- Aurelius, Autonomy, Fundamental, and Monarch said behind suit
- Claim filed by special purpose vehicles that limit liablities
A closer look at the hedge funds behind the lawsuit contesting Puerto Rico’s debt-moratorium law may suggest a widening division among the holders of the island’s general-obligation bonds.
While the suit was filed this week against the commonwealth by little known entities specifically set up to limit liabilities, the firms are Aurelius Capital Management, Autonomy Capital, Fundamental Advisors and Monarch Alternative Capital, according to a person familiar with the parties involved in the legal dispute. Representatives for the four hedge funds didn’t have any immediate comments.
“It’s not a monolithic investor class,” said Matt Fabian, a partner at Concord, Massachusetts-based Municipal Market Analytics. “They all have different strategies and positions, so we’re seeing some of that diversity.”
Aurelius, for example, is one of several hedge funds that rejected Argentina’s debt-restructuring offers for years before finally agreeing in February to a deal. The moratorium law allows Governor Alejandro Garcia Padilla to suspend principal and interest payments on Puerto Rico’s $70 billion in debt through January.
Some general-obligation holders have maintained that Puerto Rico’s constitution requires they be paid in full even though Congress is moving to pass a law that would allow the commonwealth to reorganize its finances under a control board. The suit was announced Tuesday, the same day Puerto Rico said that negotiations with creditors including general-obligation owners broke down after counter proposals were exchanged.
Other large general-obligation holders such as OppenheimerFunds, Franklin Resources, Goldman Sachs, Stone Lion Capital and Davidson Kempner Capital aren’t part of the lawsuit. The claim was filed by so-called special purpose vehicles identified in the filing as Jacana Holdings, Lex Claims, MPR Investors and RRW.
“It’s likely that these creditors wanted to file a lawsuit before, but held back in the name of broader negotiations and then once negotiations broke down, they felt like it was time to pursue their own strategy,” Fabian said.

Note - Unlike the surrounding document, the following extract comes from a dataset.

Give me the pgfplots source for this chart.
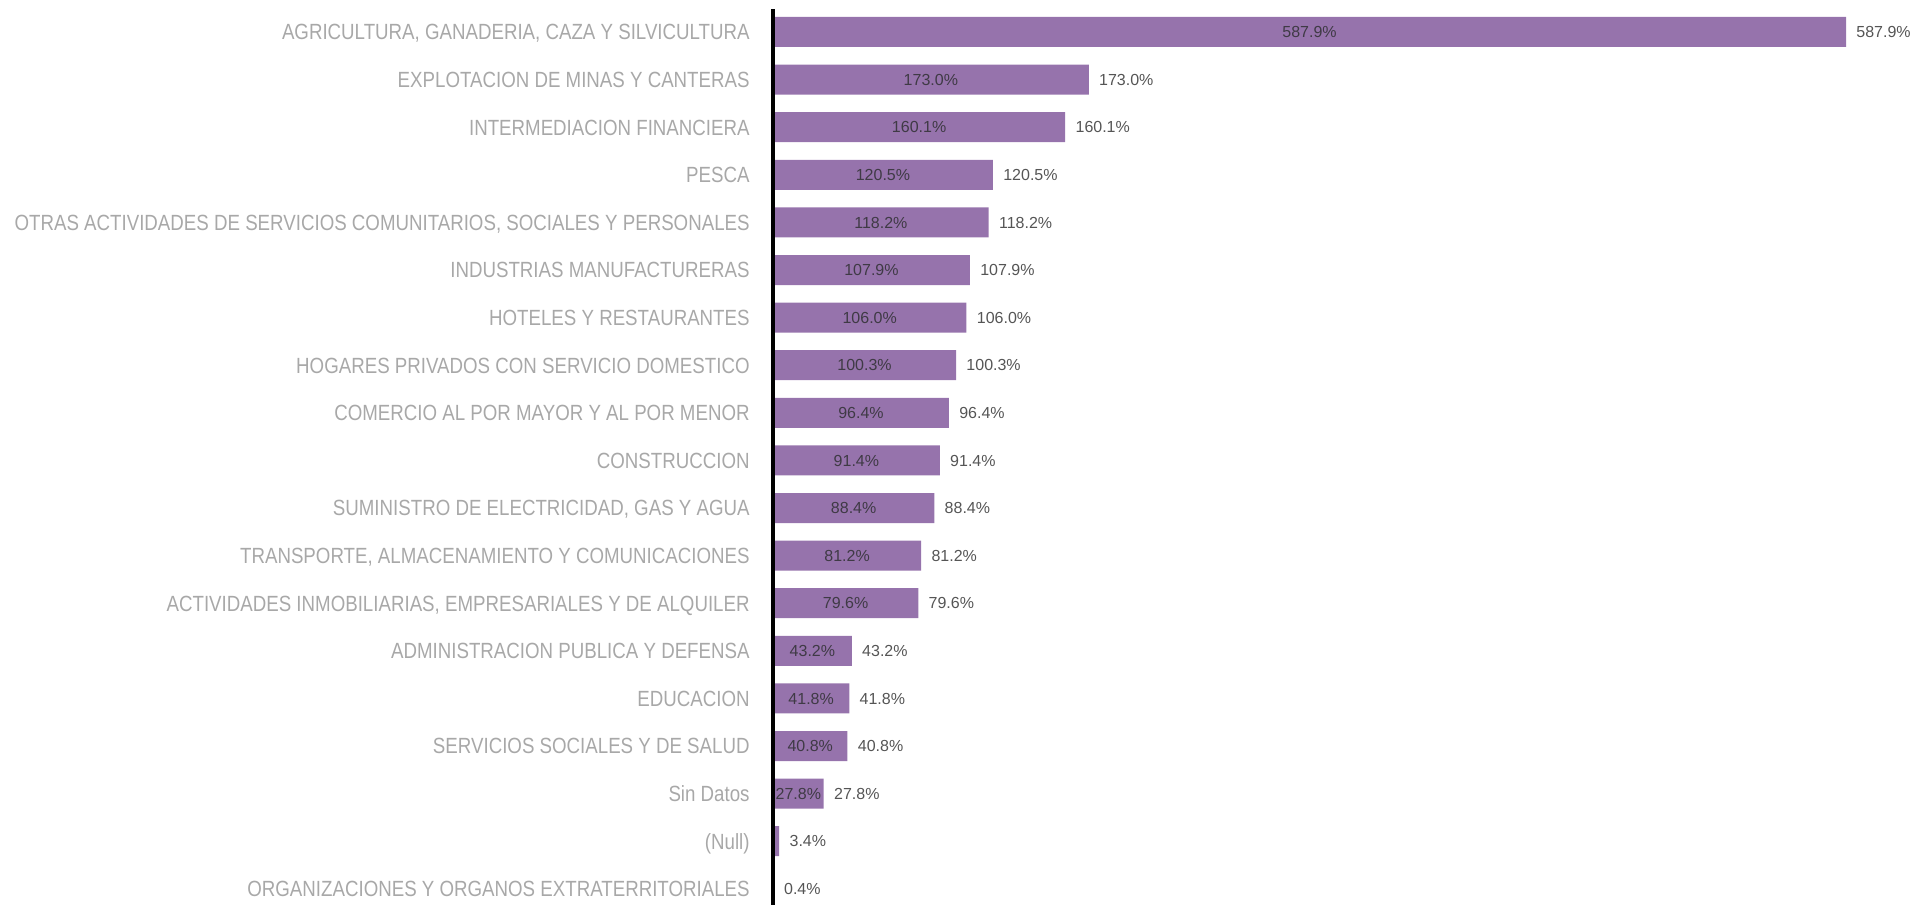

The law suit claims that Puerto Rico is unable to impose its moratorium law against its general obligations, including its most recent sale in 2014, because the island’s constitution states that if the commonwealth’s resources are insufficient to meet all of its desired spending, then the public debt will be paid first, according to the complaint. The firms are “substantial” holders of the 2014 general obligations, according to the complaint.
Puerto Rico and its agencies racked up its debt burden by borrowing for years to paper over budget shortfalls as its economy shrunk. The commonwealth and its agencies owe $2 billion of principal and interest on July 1, including $805 million for general obligations that Garcia Padilla said Thursday the island couldn’t pay even if he shut down the government.
The bill under consideration by the Senate would also shield the commonwealth from creditor lawsuits through February. Bond insurance companies and investors, including holders of general-obligation debt, have lobbied federal lawmakers to make the legislation more favorable to creditors.
Puerto Rico securities have plunged in price since Garcia Padilla announced in June 2015 that the commonwealth was unable to repay all of its obligations and would seek to restructure its debts. Whether an investor bought the bonds at par, a slight discount or a deep discount influences how the bondholder chooses to negotiate with Puerto Rico on repayment, said Brandon Barford, a partner at Beacon Policy Advisors in Washington.
The general obligations issued in 2014 carry an 8 percent coupon and were sold at 93 cents on the dollar. Aurelius, Fundamental and Monarch bought a portion of the debt. The bonds climbed to as high as 96.6 cents in March 2014, before dropping to 66.6 cents in June 2015, according to data compiled by Bloomberg. The bonds dipped to an average 63.9 cents on April 6, the day Garcia Padilla signed the moratorium into law. They traded Thursday at an average 66.2 cents, to yield about 12.8 percent.
“The difference among the GO bondholders, it really depends on when you bought the bonds,” Barford said about the different hedge funds and distressed-debt buyers.
The general-obligation holders not party to the suit may be choosing not to sue at this time because if the bill known as Promesa becomes law, any restructuring of debt would be determined by the federal control board and not Puerto Rico’s administration, Barford said.
“The majority of funds are not engaged in litigation against the moratorium at this time because they assume if Promesa becomes law, then it’s not worth the cost,” Barford said.